• [What you need to do]
Restate exactly the lines that run from the start of the records below to the line containing "const barWidth = xScale.bandwidth() * 0.4;", counting both ends, and nothing else; pictures stay out.

Recorded data:
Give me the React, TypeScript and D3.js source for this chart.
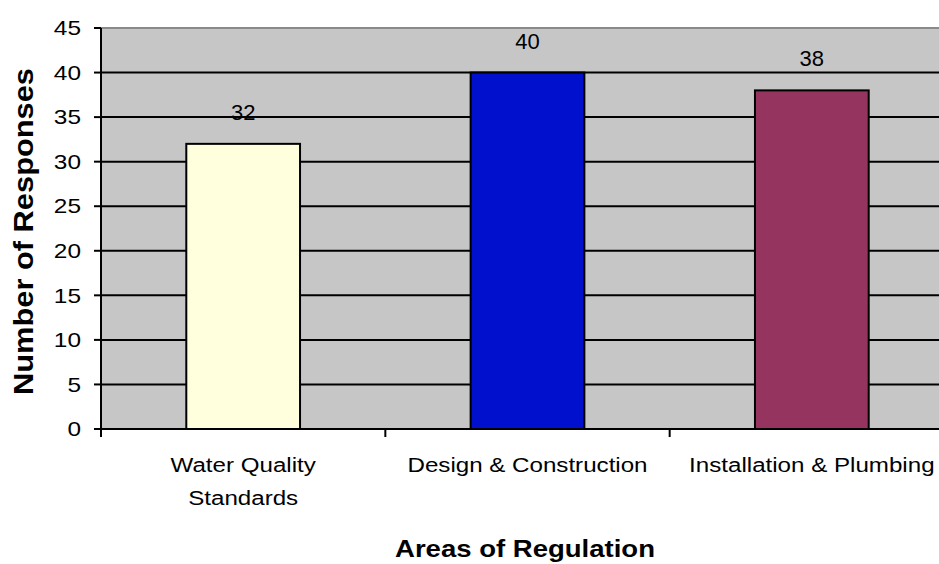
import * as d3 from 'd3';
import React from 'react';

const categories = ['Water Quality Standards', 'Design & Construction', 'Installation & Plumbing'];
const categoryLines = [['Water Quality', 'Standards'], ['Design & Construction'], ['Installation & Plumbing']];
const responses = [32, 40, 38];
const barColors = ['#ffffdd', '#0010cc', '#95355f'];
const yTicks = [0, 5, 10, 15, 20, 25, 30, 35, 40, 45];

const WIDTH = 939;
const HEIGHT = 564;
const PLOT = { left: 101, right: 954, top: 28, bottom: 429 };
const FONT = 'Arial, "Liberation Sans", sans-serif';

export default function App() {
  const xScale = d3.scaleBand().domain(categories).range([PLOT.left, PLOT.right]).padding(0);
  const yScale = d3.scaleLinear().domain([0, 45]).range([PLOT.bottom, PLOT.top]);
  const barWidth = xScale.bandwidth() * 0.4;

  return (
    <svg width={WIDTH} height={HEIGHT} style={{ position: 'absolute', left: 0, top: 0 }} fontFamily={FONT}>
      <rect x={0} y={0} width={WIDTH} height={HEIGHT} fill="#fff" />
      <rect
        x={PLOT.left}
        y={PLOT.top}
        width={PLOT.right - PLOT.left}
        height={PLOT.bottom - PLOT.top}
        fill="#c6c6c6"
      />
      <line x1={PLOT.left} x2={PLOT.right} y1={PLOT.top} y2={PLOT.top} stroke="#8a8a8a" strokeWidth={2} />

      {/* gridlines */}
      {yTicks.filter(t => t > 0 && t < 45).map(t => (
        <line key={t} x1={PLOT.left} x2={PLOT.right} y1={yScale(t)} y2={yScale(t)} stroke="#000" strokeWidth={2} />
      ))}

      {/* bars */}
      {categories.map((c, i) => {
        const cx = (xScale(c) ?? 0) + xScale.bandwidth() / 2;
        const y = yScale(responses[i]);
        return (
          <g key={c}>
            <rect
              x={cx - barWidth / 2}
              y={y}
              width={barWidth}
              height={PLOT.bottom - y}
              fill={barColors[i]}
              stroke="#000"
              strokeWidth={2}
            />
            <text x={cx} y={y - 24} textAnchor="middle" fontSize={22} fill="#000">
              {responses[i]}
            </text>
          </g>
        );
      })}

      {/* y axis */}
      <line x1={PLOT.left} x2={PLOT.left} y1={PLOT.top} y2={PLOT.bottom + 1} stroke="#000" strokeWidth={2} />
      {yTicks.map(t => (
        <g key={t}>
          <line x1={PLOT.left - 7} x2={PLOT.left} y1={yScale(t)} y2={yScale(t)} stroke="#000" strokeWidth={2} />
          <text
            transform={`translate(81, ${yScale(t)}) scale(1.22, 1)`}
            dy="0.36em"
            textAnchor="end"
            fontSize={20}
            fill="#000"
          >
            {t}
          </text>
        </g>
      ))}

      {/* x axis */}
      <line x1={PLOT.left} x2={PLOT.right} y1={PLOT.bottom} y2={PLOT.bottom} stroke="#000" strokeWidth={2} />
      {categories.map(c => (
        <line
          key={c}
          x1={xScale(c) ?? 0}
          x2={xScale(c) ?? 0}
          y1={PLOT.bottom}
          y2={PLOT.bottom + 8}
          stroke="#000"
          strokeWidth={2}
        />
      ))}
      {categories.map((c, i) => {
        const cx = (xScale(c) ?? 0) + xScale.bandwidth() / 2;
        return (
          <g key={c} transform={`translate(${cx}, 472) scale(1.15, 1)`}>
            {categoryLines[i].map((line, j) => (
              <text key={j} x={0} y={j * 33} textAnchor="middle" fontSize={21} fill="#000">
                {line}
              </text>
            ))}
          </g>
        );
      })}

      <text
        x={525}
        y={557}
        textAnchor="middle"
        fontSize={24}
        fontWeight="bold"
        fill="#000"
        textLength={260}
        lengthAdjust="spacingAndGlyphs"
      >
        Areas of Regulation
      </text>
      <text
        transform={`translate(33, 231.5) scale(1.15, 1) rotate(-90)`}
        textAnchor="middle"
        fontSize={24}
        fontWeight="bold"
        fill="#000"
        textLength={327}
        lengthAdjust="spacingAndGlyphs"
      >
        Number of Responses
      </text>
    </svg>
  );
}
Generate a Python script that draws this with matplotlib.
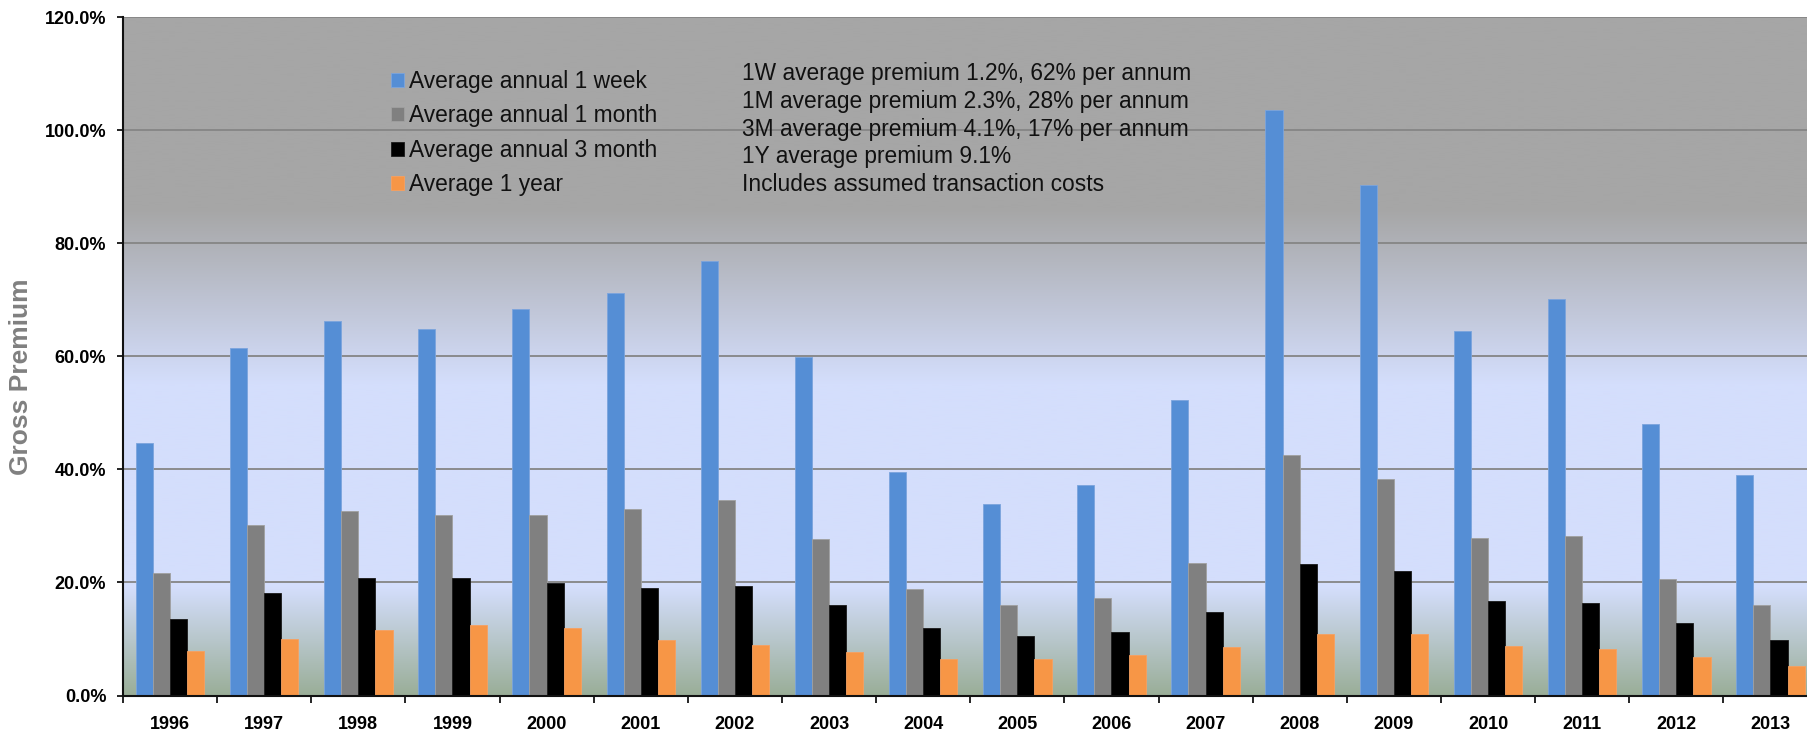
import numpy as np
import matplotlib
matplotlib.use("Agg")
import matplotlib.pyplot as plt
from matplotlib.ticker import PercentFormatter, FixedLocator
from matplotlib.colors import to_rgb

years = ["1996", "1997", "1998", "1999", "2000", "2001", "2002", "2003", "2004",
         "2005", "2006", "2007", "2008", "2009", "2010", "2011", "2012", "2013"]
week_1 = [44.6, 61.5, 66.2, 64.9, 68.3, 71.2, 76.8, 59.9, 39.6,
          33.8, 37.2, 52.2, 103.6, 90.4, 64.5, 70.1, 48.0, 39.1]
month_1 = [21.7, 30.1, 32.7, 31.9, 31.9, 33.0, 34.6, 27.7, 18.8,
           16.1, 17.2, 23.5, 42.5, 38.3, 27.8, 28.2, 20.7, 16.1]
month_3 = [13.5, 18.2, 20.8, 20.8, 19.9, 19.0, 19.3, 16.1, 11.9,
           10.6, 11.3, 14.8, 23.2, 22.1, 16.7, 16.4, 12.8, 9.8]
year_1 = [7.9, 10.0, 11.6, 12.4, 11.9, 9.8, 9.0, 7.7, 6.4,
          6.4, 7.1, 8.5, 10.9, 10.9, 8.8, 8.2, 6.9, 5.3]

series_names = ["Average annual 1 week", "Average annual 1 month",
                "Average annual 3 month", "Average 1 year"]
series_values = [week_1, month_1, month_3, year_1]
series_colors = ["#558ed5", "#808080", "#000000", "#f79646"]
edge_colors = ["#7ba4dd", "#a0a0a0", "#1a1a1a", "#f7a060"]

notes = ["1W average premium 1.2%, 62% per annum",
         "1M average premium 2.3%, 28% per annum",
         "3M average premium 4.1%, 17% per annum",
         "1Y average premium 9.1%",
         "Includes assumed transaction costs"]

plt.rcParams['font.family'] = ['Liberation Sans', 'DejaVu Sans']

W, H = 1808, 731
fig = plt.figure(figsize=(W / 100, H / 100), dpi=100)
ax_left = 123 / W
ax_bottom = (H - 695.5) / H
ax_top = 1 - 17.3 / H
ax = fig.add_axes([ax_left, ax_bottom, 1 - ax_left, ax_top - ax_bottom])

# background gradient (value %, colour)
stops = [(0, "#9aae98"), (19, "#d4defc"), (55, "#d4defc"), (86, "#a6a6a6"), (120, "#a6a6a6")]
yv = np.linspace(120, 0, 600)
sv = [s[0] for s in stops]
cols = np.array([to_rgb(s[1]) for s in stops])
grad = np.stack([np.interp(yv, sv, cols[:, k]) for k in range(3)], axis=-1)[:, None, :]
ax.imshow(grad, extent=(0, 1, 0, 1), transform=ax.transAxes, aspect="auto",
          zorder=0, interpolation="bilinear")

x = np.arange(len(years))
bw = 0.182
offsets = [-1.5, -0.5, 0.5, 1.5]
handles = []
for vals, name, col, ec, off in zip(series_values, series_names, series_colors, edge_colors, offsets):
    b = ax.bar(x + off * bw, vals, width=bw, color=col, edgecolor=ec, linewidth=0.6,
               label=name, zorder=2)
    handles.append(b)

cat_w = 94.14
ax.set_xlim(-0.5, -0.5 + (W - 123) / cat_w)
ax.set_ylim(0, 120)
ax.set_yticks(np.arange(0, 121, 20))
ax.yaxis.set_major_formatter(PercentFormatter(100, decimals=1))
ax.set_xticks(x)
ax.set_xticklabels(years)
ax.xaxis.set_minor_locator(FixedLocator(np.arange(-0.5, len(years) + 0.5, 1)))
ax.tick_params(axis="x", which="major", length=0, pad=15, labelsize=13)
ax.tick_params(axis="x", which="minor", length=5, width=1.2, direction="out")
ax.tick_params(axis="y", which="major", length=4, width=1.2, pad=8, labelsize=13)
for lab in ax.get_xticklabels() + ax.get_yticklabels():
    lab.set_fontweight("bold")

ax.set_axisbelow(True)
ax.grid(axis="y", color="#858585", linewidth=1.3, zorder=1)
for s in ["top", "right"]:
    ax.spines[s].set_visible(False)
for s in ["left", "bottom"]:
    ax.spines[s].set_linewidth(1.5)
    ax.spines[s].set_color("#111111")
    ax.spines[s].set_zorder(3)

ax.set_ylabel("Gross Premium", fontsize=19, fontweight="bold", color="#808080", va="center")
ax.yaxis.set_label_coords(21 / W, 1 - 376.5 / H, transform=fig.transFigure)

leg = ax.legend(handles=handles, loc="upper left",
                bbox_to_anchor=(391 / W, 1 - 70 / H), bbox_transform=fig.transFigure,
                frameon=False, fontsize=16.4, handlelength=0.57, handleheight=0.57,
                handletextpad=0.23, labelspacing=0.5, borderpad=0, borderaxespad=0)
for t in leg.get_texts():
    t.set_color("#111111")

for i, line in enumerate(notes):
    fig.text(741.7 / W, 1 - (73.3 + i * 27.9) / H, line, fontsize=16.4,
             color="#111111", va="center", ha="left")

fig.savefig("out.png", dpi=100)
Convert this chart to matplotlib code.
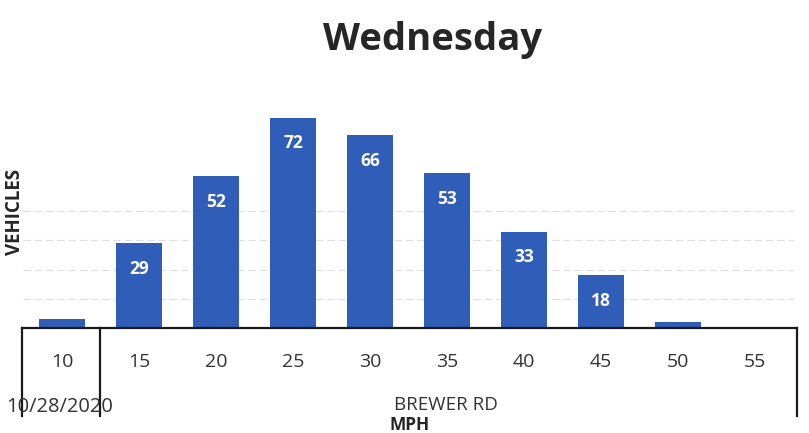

• [Answer below]
Give me the React, TypeScript and D3.js source for this chart.
import * as d3 from 'd3';
import React from 'react';

const categories = ['Water Quality Standards', 'Design & Construction', 'Installation & Plumbing'];
const categoryLines = [['Water Quality', 'Standards'], ['Design & Construction'], ['Installation & Plumbing']];
const responses = [32, 40, 38];
const barColors = ['#ffffdd', '#0010cc', '#95355f'];
const yTicks = [0, 5, 10, 15, 20, 25, 30, 35, 40, 45];

const WIDTH = 939;
const HEIGHT = 564;
const PLOT = { left: 101, right: 954, top: 28, bottom: 429 };
const FONT = 'Arial, "Liberation Sans", sans-serif';

export default function App() {
  const xScale = d3.scaleBand().domain(categories).range([PLOT.left, PLOT.right]).padding(0);
  const yScale = d3.scaleLinear().domain([0, 45]).range([PLOT.bottom, PLOT.top]);
  const barWidth = xScale.bandwidth() * 0.4;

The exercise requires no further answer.